▶ [Directive] Give again exactly the lines that run from the start of the records to the line holding "txt_c = '#383838'", both ends counted. Do not include the pictures.
====== Given information
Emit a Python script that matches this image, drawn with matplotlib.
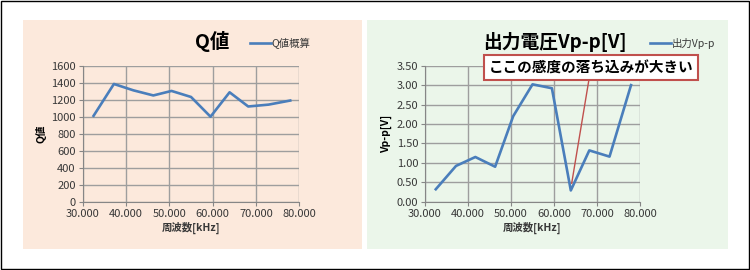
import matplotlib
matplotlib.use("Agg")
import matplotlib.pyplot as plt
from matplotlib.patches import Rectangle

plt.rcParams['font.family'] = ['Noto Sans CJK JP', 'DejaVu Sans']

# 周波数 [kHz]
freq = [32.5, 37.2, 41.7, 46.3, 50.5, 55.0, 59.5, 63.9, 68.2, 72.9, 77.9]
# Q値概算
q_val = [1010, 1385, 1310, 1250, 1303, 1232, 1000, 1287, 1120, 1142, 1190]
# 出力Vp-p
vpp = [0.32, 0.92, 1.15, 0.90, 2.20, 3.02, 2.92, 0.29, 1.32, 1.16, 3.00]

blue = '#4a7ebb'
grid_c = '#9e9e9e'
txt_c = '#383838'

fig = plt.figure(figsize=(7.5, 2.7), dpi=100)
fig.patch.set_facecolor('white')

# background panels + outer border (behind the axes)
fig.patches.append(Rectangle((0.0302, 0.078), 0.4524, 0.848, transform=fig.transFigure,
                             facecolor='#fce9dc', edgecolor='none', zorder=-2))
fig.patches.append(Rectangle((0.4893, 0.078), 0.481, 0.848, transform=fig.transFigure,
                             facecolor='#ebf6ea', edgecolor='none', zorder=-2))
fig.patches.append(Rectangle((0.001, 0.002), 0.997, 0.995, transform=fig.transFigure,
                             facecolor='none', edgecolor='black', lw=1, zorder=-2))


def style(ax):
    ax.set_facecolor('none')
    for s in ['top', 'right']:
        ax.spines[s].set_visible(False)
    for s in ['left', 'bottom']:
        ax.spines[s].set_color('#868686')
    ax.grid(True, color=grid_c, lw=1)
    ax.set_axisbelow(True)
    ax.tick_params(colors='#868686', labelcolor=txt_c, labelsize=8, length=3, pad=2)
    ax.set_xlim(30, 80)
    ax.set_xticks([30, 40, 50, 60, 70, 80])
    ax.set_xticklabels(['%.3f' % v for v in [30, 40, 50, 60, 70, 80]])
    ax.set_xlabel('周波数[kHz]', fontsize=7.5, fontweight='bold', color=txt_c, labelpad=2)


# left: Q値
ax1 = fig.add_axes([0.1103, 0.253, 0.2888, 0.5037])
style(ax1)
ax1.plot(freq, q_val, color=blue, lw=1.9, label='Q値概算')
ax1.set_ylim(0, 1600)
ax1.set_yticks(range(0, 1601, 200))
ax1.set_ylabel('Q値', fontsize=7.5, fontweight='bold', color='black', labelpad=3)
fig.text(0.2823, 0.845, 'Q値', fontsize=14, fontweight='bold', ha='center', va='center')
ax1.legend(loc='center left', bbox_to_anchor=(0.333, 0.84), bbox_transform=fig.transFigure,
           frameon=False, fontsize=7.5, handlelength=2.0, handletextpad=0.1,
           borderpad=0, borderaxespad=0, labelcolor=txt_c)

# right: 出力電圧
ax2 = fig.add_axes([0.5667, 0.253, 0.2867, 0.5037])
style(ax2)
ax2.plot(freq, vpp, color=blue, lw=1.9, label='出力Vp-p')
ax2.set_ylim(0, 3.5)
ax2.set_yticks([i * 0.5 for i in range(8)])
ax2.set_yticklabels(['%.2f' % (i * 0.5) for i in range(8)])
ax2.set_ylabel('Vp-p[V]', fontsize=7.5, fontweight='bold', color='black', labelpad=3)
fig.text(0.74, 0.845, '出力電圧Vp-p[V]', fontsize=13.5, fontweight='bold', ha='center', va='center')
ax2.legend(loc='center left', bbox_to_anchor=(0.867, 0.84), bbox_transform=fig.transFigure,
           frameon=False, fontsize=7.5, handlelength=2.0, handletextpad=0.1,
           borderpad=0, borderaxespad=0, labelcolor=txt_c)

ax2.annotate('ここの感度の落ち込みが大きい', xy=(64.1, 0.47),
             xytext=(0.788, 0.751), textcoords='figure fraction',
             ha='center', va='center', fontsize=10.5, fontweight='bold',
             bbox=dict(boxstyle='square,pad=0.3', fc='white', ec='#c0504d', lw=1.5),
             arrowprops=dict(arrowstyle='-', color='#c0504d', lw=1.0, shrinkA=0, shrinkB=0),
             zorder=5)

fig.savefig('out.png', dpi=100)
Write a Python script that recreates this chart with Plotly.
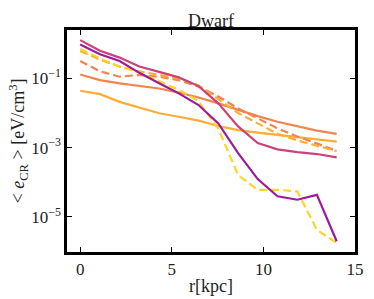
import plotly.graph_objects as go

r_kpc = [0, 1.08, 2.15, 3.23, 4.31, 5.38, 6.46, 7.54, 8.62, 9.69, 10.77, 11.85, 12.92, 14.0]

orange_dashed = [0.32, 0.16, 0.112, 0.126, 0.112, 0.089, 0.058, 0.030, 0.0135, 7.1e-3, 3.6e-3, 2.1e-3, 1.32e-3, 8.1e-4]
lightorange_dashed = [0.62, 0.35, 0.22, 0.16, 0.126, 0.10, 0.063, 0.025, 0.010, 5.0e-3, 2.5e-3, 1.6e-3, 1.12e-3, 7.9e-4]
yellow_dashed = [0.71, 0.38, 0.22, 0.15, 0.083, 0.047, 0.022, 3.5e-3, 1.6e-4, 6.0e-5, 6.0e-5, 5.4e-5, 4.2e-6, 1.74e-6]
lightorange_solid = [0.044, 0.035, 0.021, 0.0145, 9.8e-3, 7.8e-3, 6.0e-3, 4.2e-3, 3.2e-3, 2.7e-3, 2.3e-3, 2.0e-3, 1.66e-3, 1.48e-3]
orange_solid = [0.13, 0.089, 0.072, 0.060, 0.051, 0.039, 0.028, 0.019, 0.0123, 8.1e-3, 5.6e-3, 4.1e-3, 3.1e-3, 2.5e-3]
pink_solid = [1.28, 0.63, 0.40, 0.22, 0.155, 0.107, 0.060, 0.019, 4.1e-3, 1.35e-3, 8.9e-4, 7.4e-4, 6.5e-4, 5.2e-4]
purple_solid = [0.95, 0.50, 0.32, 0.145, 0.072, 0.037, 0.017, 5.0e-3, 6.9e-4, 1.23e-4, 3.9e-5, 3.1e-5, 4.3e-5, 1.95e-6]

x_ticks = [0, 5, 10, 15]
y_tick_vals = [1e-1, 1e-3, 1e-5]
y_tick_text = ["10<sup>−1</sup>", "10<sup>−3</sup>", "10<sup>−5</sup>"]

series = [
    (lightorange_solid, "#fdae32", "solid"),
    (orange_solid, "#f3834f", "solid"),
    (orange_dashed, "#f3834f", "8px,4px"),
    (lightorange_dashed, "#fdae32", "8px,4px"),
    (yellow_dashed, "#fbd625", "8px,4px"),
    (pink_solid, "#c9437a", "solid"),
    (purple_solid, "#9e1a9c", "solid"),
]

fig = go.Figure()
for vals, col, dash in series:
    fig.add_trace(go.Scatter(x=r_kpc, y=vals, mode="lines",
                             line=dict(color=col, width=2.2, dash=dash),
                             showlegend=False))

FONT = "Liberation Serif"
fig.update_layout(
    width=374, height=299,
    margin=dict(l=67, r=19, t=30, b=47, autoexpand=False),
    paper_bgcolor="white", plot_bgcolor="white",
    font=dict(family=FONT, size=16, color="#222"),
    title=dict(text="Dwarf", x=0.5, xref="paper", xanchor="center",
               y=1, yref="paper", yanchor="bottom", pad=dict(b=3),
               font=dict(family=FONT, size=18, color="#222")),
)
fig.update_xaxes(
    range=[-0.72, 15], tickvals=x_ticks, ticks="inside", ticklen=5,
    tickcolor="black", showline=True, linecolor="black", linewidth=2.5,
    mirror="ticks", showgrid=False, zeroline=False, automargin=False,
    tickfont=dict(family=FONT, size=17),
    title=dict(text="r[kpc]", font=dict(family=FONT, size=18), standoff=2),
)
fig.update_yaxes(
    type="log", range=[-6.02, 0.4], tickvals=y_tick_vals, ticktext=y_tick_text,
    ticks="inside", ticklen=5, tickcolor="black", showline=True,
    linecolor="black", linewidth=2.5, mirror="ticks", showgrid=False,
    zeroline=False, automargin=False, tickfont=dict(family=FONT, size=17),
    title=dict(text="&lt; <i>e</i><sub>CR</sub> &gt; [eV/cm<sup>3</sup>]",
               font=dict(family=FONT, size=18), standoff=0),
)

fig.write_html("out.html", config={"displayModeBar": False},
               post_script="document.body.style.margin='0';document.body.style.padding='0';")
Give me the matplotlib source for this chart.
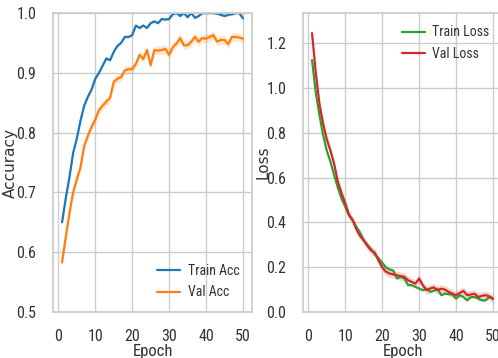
============
▶ [Result of the task]
Emit a Python script that matches this image, drawn with matplotlib.
import matplotlib
matplotlib.use("Agg")
import matplotlib.pyplot as plt
from matplotlib.patches import Rectangle

plt.rcParams['font.family'] = ['Noto Sans CJK JP', 'DejaVu Sans']

# 周波数 [kHz]
freq = [32.5, 37.2, 41.7, 46.3, 50.5, 55.0, 59.5, 63.9, 68.2, 72.9, 77.9]
# Q値概算
q_val = [1010, 1385, 1310, 1250, 1303, 1232, 1000, 1287, 1120, 1142, 1190]
# 出力Vp-p
vpp = [0.32, 0.92, 1.15, 0.90, 2.20, 3.02, 2.92, 0.29, 1.32, 1.16, 3.00]

blue = '#4a7ebb'
grid_c = '#9e9e9e'
txt_c = '#383838'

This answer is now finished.